- Developer: Spiderweb Software
- Publisher: Spiderweb Software
- Designer: Jeff Vogel
- Programmer: Jeff Vogel
- Artist: Andrew Hunter
- Series: Geneforge
- Platforms: Mac OS X, Microsoft Windows
- Release: Mac OS X NA: March 28, 2005; Microsoft Windows NA: May 30, 2005 (Online); NA: November 3, 2011 (Steam);
- Genre: Role-playing
- Mode: Single player

= Geneforge 3 =

2005 video game

Geneforge 3 is the third video game in the Geneforge series of role-playing video games created by Spiderweb Software.

==Gameplay==

he games are played in a 45° axonometric view and feature turn-based combat. The lands are split up into small areas, which can be traveled through using a world map. During combat, each warrior gets a certain number of action points, which are spent moving, attacking, casting spells, and using items. At the beginning of the game, the player chooses a type of Shaper to be. The three types are Shapers, Guardians, and Agents. Players gain a number of skill points by gaining a level, which can be spent on improving one or more of the character's abilities.

The Geneforge game engine has been revamped in this sequel, debatably improving gameplay in some instances and making others more cumbersome to deal with. No new creations or spells are available to players in Geneforge 3, however a number of different features have been added. For instance, there are two NPCs who will join the party, interject comments upon situations, and possibly leave if the player does something they disagree with. Their names are Alwan and Greta. There has also been a new forging system added, allowing players to create powerful artifacts or enhance existing items.

Unlike the previous two games, Geneforge 3 offers only two sides to choose from in the ensuing conflict. Players cannot get very far before being forced to choose a side, although they can change sides with some success fairly late in the game if they so desire, whereas the previous games were possible to complete without ever actually taking sides.

==Plot==
The player begins as an apprentice learning the arts of Shaping. While attending school on Greenwood Isle the player character is awoken when the school is attacked. Luckily, two Shapers are ready to join the shaper and assist to survive in the world outside.

Alwan is a loyal Shaper Guardian who has only one skill, that of using his iron sword. He is trained as a Guardian, to obey without questioning. Due to there not being anyone he is able to obey, at first he is disoriented by the attack and does not know what to do. The player can get him to join only after obtaining permission from the servant mind in the school.

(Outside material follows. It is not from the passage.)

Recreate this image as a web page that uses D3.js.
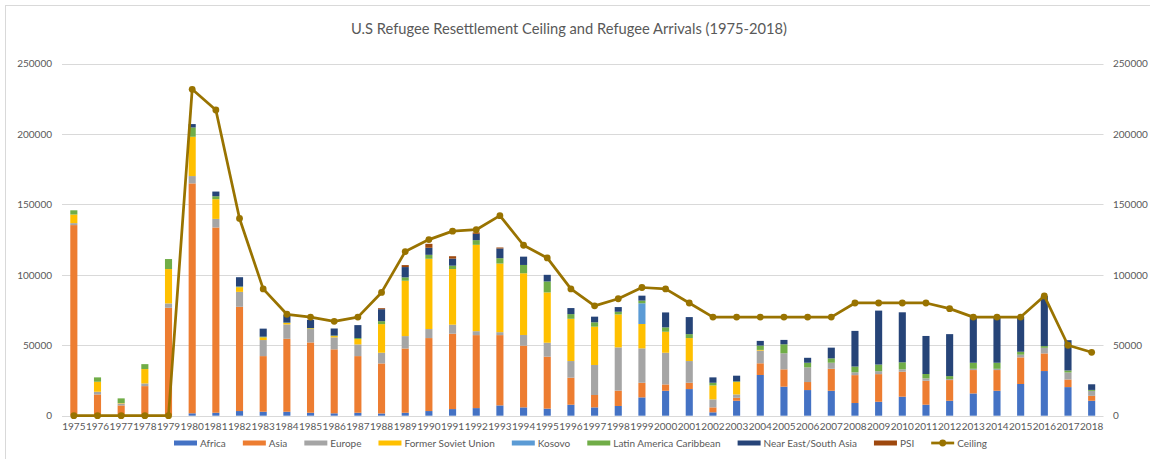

Greta is a castout from the school because she started to sympathise with the Shapers' creations. She was an Agent, skilled in magic (starts with Firebolt but the player can get teachers to teach her other spells later in the game) and battle arts (also a sword).
She is living in the village, outside the school, that is aptly named South End. She consents to joining the player's group without any conditions.

It is discovered that a traitor Shaper named Litalia had orchestrated the attack on the school and other strikes against Shaper communities. She and others, including a former teacher at your school, believe that the Shapers are tyrannical rulers who make the lives of their creations miserable and should be stopped by extreme measures. The rebellion has been creating rogue spawners throughout the Ashen Isles, summoning creations that are causing chaos and attacking the Shapers and those who serve them. The player can choose between fighting for Litalia and her comrades, or allying with Lord Rahul and the Shapers and stifling the insurgency.

It is found that either Alwan or Greta will leave the player's group depending on which faction the player joins. Greta will leave if the player joins the Shapers due to her thinking that the player is inhumane and Alwan will leave if the player join the rebellion because he will think the player is disloyal.